In March I start my annual passive-aggressive relationship with the remaining winter vegetables in my basement. They deserve better, I know, but I walk past the vegetable bin almost daily and ignore them. Eventually I will look, hoping they have rotted at which point I will get angry because they haven’t inspired me to cook them.
But this year is different, at least for the sweet potatoes. I’ve finally decided to recreate a traditional Argentine dessert that I enjoyed three years ago on a business trip to Buenos Aires. (quick aside: If you love steak make a pilgrimage to Buenos Aires and you will never want to eat in a US steak house again.)

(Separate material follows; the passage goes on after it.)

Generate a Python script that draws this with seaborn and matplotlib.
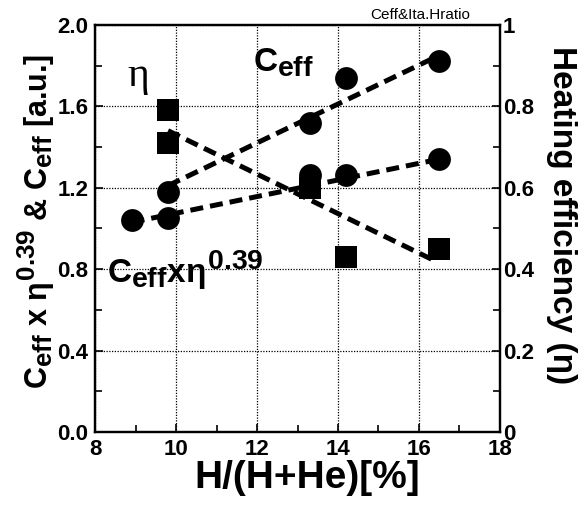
import numpy as np
import pandas as pd
import seaborn as sns
import matplotlib
matplotlib.use("Agg")
import matplotlib.pyplot as plt
import matplotlib._mathtext as mt
from matplotlib.ticker import MultipleLocator, FuncFormatter

# measured points, H/(H+He) in %
ceff_x = [9.8, 13.3, 14.2, 16.5]
ceff_y = [1.18, 1.52, 1.74, 1.82]
ceff_eta_x = [8.9, 9.8, 13.3, 14.2, 16.5]
ceff_eta_y = [1.04, 1.05, 1.26, 1.26, 1.34]
eta_x = [9.8, 9.8, 13.3, 14.2, 16.5]
eta_y = [0.79, 0.71, 0.60, 0.43, 0.45]

# fitted trend lines (end points)
ceff_fit_x = [9.8, 16.5]
ceff_fit_y = [1.21, 1.85]
ceff_eta_fit_x = [8.9, 16.5]
ceff_eta_fit_y = [1.03, 1.34]
eta_fit_x = [9.8, 16.4]
eta_fit_y = [0.74, 0.42]

# sub/superscripts nearly full size like the original
mt.SHRINK_FACTOR = 0.85

sns.set_style("ticks")
plt.rcParams["font.family"] = ["Liberation Sans", "DejaVu Sans"]
plt.rcParams["font.weight"] = "bold"
plt.rcParams["mathtext.fontset"] = "custom"
plt.rcParams["mathtext.rm"] = "Liberation Sans:bold"
plt.rcParams["mathtext.it"] = "Liberation Sans:bold"
plt.rcParams["mathtext.bf"] = "Liberation Sans:bold"
plt.rcParams["axes.linewidth"] = 1.6
for k in ["text.color", "axes.labelcolor", "xtick.color", "ytick.color", "axes.edgecolor"]:
    plt.rcParams[k] = "black"

fig = plt.figure(figsize=(5.84, 5.07), dpi=100)
ax = fig.add_axes([0.163, 0.148, 0.693, 0.803])
ax2 = ax.twinx()

circ_df = pd.DataFrame({"x": ceff_x + ceff_eta_x, "y": ceff_y + ceff_eta_y})
sq_df = pd.DataFrame({"x": eta_x, "y": eta_y})

dash_kw = dict(color="black", linewidth=3.6, dashes=[(2.6, 1.4)], legend=False)
for fx, fy in [(ceff_fit_x, ceff_fit_y), (ceff_eta_fit_x, ceff_eta_fit_y)]:
    d = pd.DataFrame({"x": fx, "y": fy, "s": "a"})
    sns.lineplot(data=d, x="x", y="y", style="s", ax=ax, **dash_kw)
d = pd.DataFrame({"x": eta_fit_x, "y": eta_fit_y, "s": "a"})
sns.lineplot(data=d, x="x", y="y", style="s", ax=ax2, **dash_kw)

sns.scatterplot(data=circ_df, x="x", y="y", ax=ax, marker="o", s=270,
                color="black", edgecolor="black", linewidth=0, zorder=5)
sns.scatterplot(data=sq_df, x="x", y="y", ax=ax2, marker="s", s=230,
                color="black", edgecolor="black", linewidth=0, zorder=5)

ax.set_xlim(8, 18)
ax.set_ylim(0, 2.0)
ax2.set_ylim(0, 1)
ax.xaxis.set_major_locator(MultipleLocator(2))
ax.xaxis.set_minor_locator(MultipleLocator(1))
ax.yaxis.set_major_locator(MultipleLocator(0.4))
ax.yaxis.set_minor_locator(MultipleLocator(0.2))
ax2.yaxis.set_major_locator(MultipleLocator(0.2))
ax2.yaxis.set_minor_locator(MultipleLocator(0.1))
ax.yaxis.set_major_formatter(FuncFormatter(lambda v, p: f"{v:.1f}"))
ax2.yaxis.set_major_formatter(
    FuncFormatter(lambda v, p: f"{v:.0f}" if abs(v - round(v)) < 1e-6 else f"{v:.1f}"))

ax.grid(True, which="major", color="black", linestyle=(0, (1, 1.2)), linewidth=0.9)
for a in (ax, ax2):
    a.tick_params(which="both", direction="in", labelsize=16, width=1.2)
    a.tick_params(which="major", length=6)
    a.tick_params(which="minor", length=5)
ax.tick_params(which="both", pad=5)
ax2.tick_params(which="both", pad=2)
ax.tick_params(axis="y", which="both", right=False)
for lbl in ax.get_xticklabels() + ax.get_yticklabels() + ax2.get_yticklabels():
    lbl.set_fontweight("bold")

ax.set_xlabel("H/(H+He)[%]", fontsize=28, fontweight="bold", labelpad=0)
ax.set_ylabel(r"$C_{eff}$ x $\eta^{0.39}$ & $C_{eff}$ [a.u.]", fontsize=22,
              fontweight="bold", labelpad=0)
ax2.set_ylabel("Heating efficiency (η)", fontsize=24, fontweight="bold",
               rotation=270, labelpad=31)
ax.xaxis.label.set_x(0.523)
ax.yaxis.label.set_y(0.517)
ax2.yaxis.label.set_y(0.533)

ax.text(8.8, 1.70, "η", fontsize=30, family="Liberation Serif", fontweight="normal")
ax.text(11.9, 1.77, r"$C_{eff}$", fontsize=24)
ax.text(8.28, 0.73, r"$C_{eff}$x$\eta^{0.39}$", fontsize=24)
fig.text(0.719, 0.970, "Ceff&Ita.Hratio", fontsize=11, fontweight="normal",
         ha="center", va="center")

fig.savefig("out.png", dpi=100)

After eating a late afternoon and apparently typical lunch of an assortment of meats and sweetbreads (my first pancreas!) accompanied by an arugula salad, it was time for dessert. I asked my Argentine colleagues to suggest something local and traditional. They recommended and I enjoyed dulce de batata y queso fresco - sweet potato jam with fresh cheese.
When I returned to the Twin Cities, I couldn’t buy dulce de batata anywhere. I searched the Web and found a few recipes, but it remained on my Things To Cook list. This month, I decided to check the Web again and I found a reference to dulce de batata in a 659 page book: “Sweet Potato: An Untapped Resource” by Jennifer A. Woolfe. According to Woolfe, dulce de batata is made from an equal weight of sweet potato and sugar cooked together with a little vanilla added. It can be thickened with agar or the natural pectin in the sweet potato. I thought if someone could devote the time to write 659 pages about the sweet potato, the least I could do is make the dessert.
How thick did I want my dulce de batata? That seemed to be the only important question. I decided to skip the agar that would have allowed me to slice it, but I didn’t trust the natural pectin in the potato to thicken it enough for my liking. I added a small amount of pectin to make it jam-like. The result was a jam that could stand up on its own. The final test was the taste. I spread some of the jam on my queso fresco. The flavor was all Buenos Aires and the memories of my brief, but unforgettable trip.
The cheese I enjoyed in Buenos Aires was a young cow’s milk cheese. I couldn’t find Queso Fresco from Argentina at local cheese shops, but I was extremely happy with Mexican Queso Fresco. I’ve found it at most Mexican grocery stores and at Whole Foods.
Dulce de Batata y Queso Fresco (sweet potato jam with fresh cheese)
4 oz sweet potatoes (about 1), 4 oz sugar, 1/4 t vanilla
Peel and cut the sweet potato into 1” pieces. In a small pan, cover the pieces with water and bring to a boil. Simmer until very tender. Drain and mash or rice the potato. Combine the potato with the sugar and cook until the sugar is dissolved. Boil 1 teaspoon Sure-Jell with 2 T water for one minute, Stir into the potato/sugar mixture and cook for an additional 2-3 minutes.
Put into a small container or ramekin and let sit at room temperature for 24 hours. Refrigerate. Spread on top of bite size slices of queso fresco.